* [SUPPLIED MATERIAL]:
++++++++

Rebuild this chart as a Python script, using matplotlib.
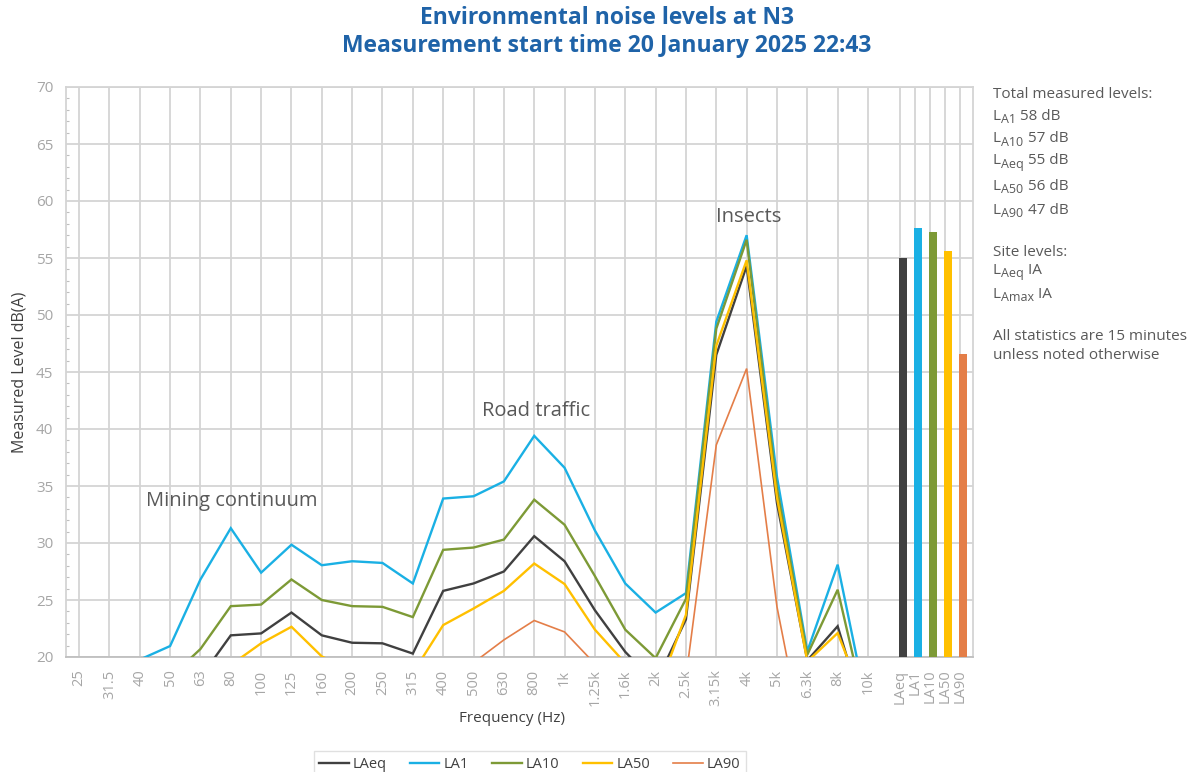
import numpy as np
import matplotlib
matplotlib.use("Agg")
import matplotlib.pyplot as plt
from matplotlib.ticker import MultipleLocator

plt.rcParams['font.family'] = ['Open Sans', 'DejaVu Sans']

# ---------------- data ----------------
freqs = ["25", "31.5", "40", "50", "63", "80", "100", "125", "160", "200", "250",
         "315", "400", "500", "630", "800", "1k", "1.25k", "1.6k", "2k", "2.5k",
         "3.15k", "4k", "5k", "6.3k", "8k", "10k"]

LAeq = [12, 13, 15, 16.5, 18.2, 21.9, 22.07, 23.9, 21.9, 21.25, 21.2, 20.3, 25.8, 26.45,
        27.5, 30.6, 28.4, 24.1, 20.45, 17.7, 23.3, 46.5, 54.3, 33.5, 19.7, 22.7, 13.9]
LA1 = [14, 16, 19.77, 20.96, 26.8, 31.3, 27.4, 29.85, 28.05, 28.4, 28.25, 26.45, 33.9, 34.1,
       35.4, 39.4, 36.6, 31.1, 26.45, 23.9, 25.6, 49.4, 57.0, 35.8, 20.5, 28.1, 15.2]
LA10 = [13, 14, 16, 18.2, 20.7, 24.46, 24.6, 26.8, 25.0, 24.46, 24.4, 23.5, 29.4, 29.6,
        30.3, 33.8, 31.6, 27.1, 22.4, 19.9, 25.1, 48.8, 56.6, 34.8, 20.2, 25.9, 14.4]
LA50 = [11, 12, 13, 15, 17, 19.3, 21.2, 22.65, 20.05, 18.8, 18.9, 18.6, 22.8, 24.25,
        25.8, 28.2, 26.4, 22.4, 19.46, 16.5, 23.7, 47.3, 54.8, 34.0, 19.6, 22.1, 15.3]
LA90 = [8, 9, 10, 11, 12, 13, 14, 15, 14, 14, 15, 16, 17.5, 19.5, 21.5, 23.2, 22.2, 19.4,
        16, 15, 18.2, 38.6, 45.3, 24.4, 10.9, 12, 10]

bar_labels = ["LAeq", "LA1", "LA10", "LA50", "LA90"]
bar_values = [55.0, 57.6, 57.3, 55.6, 46.6]

series_names = ["LAeq", "LA1", "LA10", "LA50", "LA90"]
series_values = [LAeq, LA1, LA10, LA50, LA90]
colors = ["#404040", "#1AB0E4", "#7D9A36", "#FFC000", "#E47E48"]
widths = [1.7, 1.7, 1.7, 1.7, 1.2]

# (main text, subscript, rest, y pixel)
summary_lines = [
    ("Total measured levels:", "", "", 95),
    ("L", "A1", " 58 dB", 116),
    ("L", "A10", " 57 dB", 139),
    ("L", "Aeq", " 55 dB", 161),
    ("L", "A50", " 56 dB", 186),
    ("L", "A90", " 47 dB", 210),
    ("Site levels:", "", "", 253),
    ("L", "Aeq", " IA", 270),
    ("L", "Amax", " IA", 294),
    ("All statistics are 15 minutes", "", "", 336),
    ("unless noted otherwise", "", "", 355),
]

# ---------------- figure ----------------
W, H = 1196, 772
fig = plt.figure(figsize=(W / 100, H / 100), dpi=100)
ax = fig.add_axes([65.7 / W, 1 - 657 / H, (973.3 - 65.7) / W, (657 - 87) / H])

x = np.arange(len(freqs))
bar_pos = len(freqs) + 0.05 + 0.494 * np.arange(len(bar_labels))

grid_c = "#D4D4D4"
for xi in list(x) + list(bar_pos):
    ax.axvline(xi, color=grid_c, lw=1.3, zorder=0)
ax.yaxis.grid(True, color=grid_c, lw=1.3, zorder=0)
ax.set_axisbelow(True)

handles = []
for name, vals, c, lw in zip(series_names, series_values, colors, widths):
    h, = ax.plot(x, vals, color=c, lw=lw, label=name, zorder=3, solid_joinstyle='miter')
    handles.append(h)

ax.bar(bar_pos + 0.1, bar_values, width=0.24, bottom=0, color=colors, zorder=3)

ax.set_xlim(-0.44, 29.47)
ax.set_ylim(20, 70)
ax.yaxis.set_major_locator(MultipleLocator(5))
ax.yaxis.set_minor_locator(MultipleLocator(1))

ax.set_xticks(list(x) + list(bar_pos))
ax.set_xticklabels(freqs + bar_labels, rotation=90, va='top', ha='center')
ax.tick_params(axis='x', length=0, pad=9, labelsize=10.5, labelcolor="#A6A6A6")
ax.tick_params(axis='y', which='major', length=0, pad=9, labelsize=11, labelcolor="#A6A6A6")
ax.tick_params(axis='y', which='minor', length=2.5, direction='in', color="#BFBFBF", width=0.8)

for side in ["top", "right", "left"]:
    ax.spines[side].set_color(grid_c)
    ax.spines[side].set_linewidth(1.3)
ax.spines["bottom"].set_color("#BFBFBF")
ax.spines["bottom"].set_linewidth(1.3)

ax.set_ylabel("Measured Level dB(A)", fontsize=11.5, color="#404040", labelpad=6)
fig.text(512 / W, 1 - 718 / H, "Frequency (Hz)", ha='center', va='center',
         fontsize=11, color="#404040")

# annotations
ann_c = "#595959"
ax.text(2.2, 33.7, "Mining continuum", fontsize=14.5, color=ann_c, va='center', ha='left')
ax.text(13.28, 41.6, "Road traffic", fontsize=14.5, color=ann_c, va='center', ha='left')
ax.text(20.99, 58.6, "Insects", fontsize=14.5, color=ann_c, va='center', ha='left')

# title
title_c = "#1F63A8"
fig.text(607 / W, 1 - 18 / H, "Environmental noise levels at N3", ha='center', va='center',
         fontsize=16.5, fontweight='bold', color=title_c)
fig.text(607 / W, 1 - 46 / H, "Measurement start time 20 January 2025 22:43", ha='center',
         va='center', fontsize=16.5, fontweight='bold', color=title_c)

# summary text on right (manual subscripts)
renderer = fig.canvas.get_renderer()
txt_c = "#595959"
for main, sub, rest, ypx in summary_lines:
    xpx = 993.0
    t = fig.text(xpx / W, 1 - ypx / H, main, ha='left', va='center', fontsize=11, color=txt_c)
    if sub:
        xpx = t.get_window_extent(renderer).x1 + 0.5
        t2 = fig.text(xpx / W, 1 - (ypx + 3.5) / H, sub, ha='left', va='center',
                      fontsize=9, color=txt_c)
        xpx = t2.get_window_extent(renderer).x1
        fig.text(xpx / W, 1 - ypx / H, rest, ha='left', va='center', fontsize=11, color=txt_c)

# legend
leg = fig.legend(handles=handles, labels=series_names, loc='upper center',
                 bbox_to_anchor=(530 / W, 1 - 744 / H), ncol=5, fontsize=10.5,
                 frameon=True, fancybox=False, edgecolor="#D9D9D9", handlelength=2.0,
                 handletextpad=0.3, columnspacing=1.6, borderpad=0.4)
for t in leg.get_texts():
    t.set_color("#404040")
leg.get_frame().set_linewidth(1.0)

fig.savefig("out.png", dpi=100)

++++++++

* [PROMPT]:
Do not include the images; transcribe the rest of the listing exactly.

* [CORRECT RESULT]:
Rebuild this chart as a Python script, using matplotlib.
import numpy as np
import matplotlib
matplotlib.use("Agg")
import matplotlib.pyplot as plt
from matplotlib.ticker import MultipleLocator

plt.rcParams['font.family'] = ['Open Sans', 'DejaVu Sans']

# ---------------- data ----------------
freqs = ["25", "31.5", "40", "50", "63", "80", "100", "125", "160", "200", "250",
         "315", "400", "500", "630", "800", "1k", "1.25k", "1.6k", "2k", "2.5k",
         "3.15k", "4k", "5k", "6.3k", "8k", "10k"]

LAeq = [12, 13, 15, 16.5, 18.2, 21.9, 22.07, 23.9, 21.9, 21.25, 21.2, 20.3, 25.8, 26.45,
        27.5, 30.6, 28.4, 24.1, 20.45, 17.7, 23.3, 46.5, 54.3, 33.5, 19.7, 22.7, 13.9]
LA1 = [14, 16, 19.77, 20.96, 26.8, 31.3, 27.4, 29.85, 28.05, 28.4, 28.25, 26.45, 33.9, 34.1,
       35.4, 39.4, 36.6, 31.1, 26.45, 23.9, 25.6, 49.4, 57.0, 35.8, 20.5, 28.1, 15.2]
LA10 = [13, 14, 16, 18.2, 20.7, 24.46, 24.6, 26.8, 25.0, 24.46, 24.4, 23.5, 29.4, 29.6,
        30.3, 33.8, 31.6, 27.1, 22.4, 19.9, 25.1, 48.8, 56.6, 34.8, 20.2, 25.9, 14.4]
LA50 = [11, 12, 13, 15, 17, 19.3, 21.2, 22.65, 20.05, 18.8, 18.9, 18.6, 22.8, 24.25,
        25.8, 28.2, 26.4, 22.4, 19.46, 16.5, 23.7, 47.3, 54.8, 34.0, 19.6, 22.1, 15.3]
LA90 = [8, 9, 10, 11, 12, 13, 14, 15, 14, 14, 15, 16, 17.5, 19.5, 21.5, 23.2, 22.2, 19.4,
        16, 15, 18.2, 38.6, 45.3, 24.4, 10.9, 12, 10]

bar_labels = ["LAeq", "LA1", "LA10", "LA50", "LA90"]
bar_values = [55.0, 57.6, 57.3, 55.6, 46.6]

series_names = ["LAeq", "LA1", "LA10", "LA50", "LA90"]
series_values = [LAeq, LA1, LA10, LA50, LA90]
colors = ["#404040", "#1AB0E4", "#7D9A36", "#FFC000", "#E47E48"]
widths = [1.7, 1.7, 1.7, 1.7, 1.2]

# (main text, subscript, rest, y pixel)
summary_lines = [
    ("Total measured levels:", "", "", 95),
    ("L", "A1", " 58 dB", 116),
    ("L", "A10", " 57 dB", 139),
    ("L", "Aeq", " 55 dB", 161),
    ("L", "A50", " 56 dB", 186),
    ("L", "A90", " 47 dB", 210),
    ("Site levels:", "", "", 253),
    ("L", "Aeq", " IA", 270),
    ("L", "Amax", " IA", 294),
    ("All statistics are 15 minutes", "", "", 336),
    ("unless noted otherwise", "", "", 355),
]

# ---------------- figure ----------------
W, H = 1196, 772
fig = plt.figure(figsize=(W / 100, H / 100), dpi=100)
ax = fig.add_axes([65.7 / W, 1 - 657 / H, (973.3 - 65.7) / W, (657 - 87) / H])

x = np.arange(len(freqs))
bar_pos = len(freqs) + 0.05 + 0.494 * np.arange(len(bar_labels))

grid_c = "#D4D4D4"
for xi in list(x) + list(bar_pos):
    ax.axvline(xi, color=grid_c, lw=1.3, zorder=0)
ax.yaxis.grid(True, color=grid_c, lw=1.3, zorder=0)
ax.set_axisbelow(True)

handles = []
for name, vals, c, lw in zip(series_names, series_values, colors, widths):
    h, = ax.plot(x, vals, color=c, lw=lw, label=name, zorder=3, solid_joinstyle='miter')
    handles.append(h)

ax.bar(bar_pos + 0.1, bar_values, width=0.24, bottom=0, color=colors, zorder=3)

ax.set_xlim(-0.44, 29.47)
ax.set_ylim(20, 70)
ax.yaxis.set_major_locator(MultipleLocator(5))
ax.yaxis.set_minor_locator(MultipleLocator(1))

ax.set_xticks(list(x) + list(bar_pos))
ax.set_xticklabels(freqs + bar_labels, rotation=90, va='top', ha='center')
ax.tick_params(axis='x', length=0, pad=9, labelsize=10.5, labelcolor="#A6A6A6")
ax.tick_params(axis='y', which='major', length=0, pad=9, labelsize=11, labelcolor="#A6A6A6")
ax.tick_params(axis='y', which='minor', length=2.5, direction='in', color="#BFBFBF", width=0.8)

for side in ["top", "right", "left"]:
    ax.spines[side].set_color(grid_c)
    ax.spines[side].set_linewidth(1.3)
ax.spines["bottom"].set_color("#BFBFBF")
ax.spines["bottom"].set_linewidth(1.3)

ax.set_ylabel("Measured Level dB(A)", fontsize=11.5, color="#404040", labelpad=6)
fig.text(512 / W, 1 - 718 / H, "Frequency (Hz)", ha='center', va='center',
         fontsize=11, color="#404040")

# annotations
ann_c = "#595959"
ax.text(2.2, 33.7, "Mining continuum", fontsize=14.5, color=ann_c, va='center', ha='left')
ax.text(13.28, 41.6, "Road traffic", fontsize=14.5, color=ann_c, va='center', ha='left')
ax.text(20.99, 58.6, "Insects", fontsize=14.5, color=ann_c, va='center', ha='left')

# title
title_c = "#1F63A8"
fig.text(607 / W, 1 - 18 / H, "Environmental noise levels at N3", ha='center', va='center',
         fontsize=16.5, fontweight='bold', color=title_c)
fig.text(607 / W, 1 - 46 / H, "Measurement start time 20 January 2025 22:43", ha='center',
         va='center', fontsize=16.5, fontweight='bold', color=title_c)

# summary text on right (manual subscripts)
renderer = fig.canvas.get_renderer()
txt_c = "#595959"
for main, sub, rest, ypx in summary_lines:
    xpx = 993.0
    t = fig.text(xpx / W, 1 - ypx / H, main, ha='left', va='center', fontsize=11, color=txt_c)
    if sub:
        xpx = t.get_window_extent(renderer).x1 + 0.5
        t2 = fig.text(xpx / W, 1 - (ypx + 3.5) / H, sub, ha='left', va='center',
                      fontsize=9, color=txt_c)
        xpx = t2.get_window_extent(renderer).x1
        fig.text(xpx / W, 1 - ypx / H, rest, ha='left', va='center', fontsize=11, color=txt_c)

# legend
leg = fig.legend(handles=handles, labels=series_names, loc='upper center',
                 bbox_to_anchor=(530 / W, 1 - 744 / H), ncol=5, fontsize=10.5,
                 frameon=True, fancybox=False, edgecolor="#D9D9D9", handlelength=2.0,
                 handletextpad=0.3, columnspacing=1.6, borderpad=0.4)
for t in leg.get_texts():
    t.set_color("#404040")
leg.get_frame().set_linewidth(1.0)

fig.savefig("out.png", dpi=100)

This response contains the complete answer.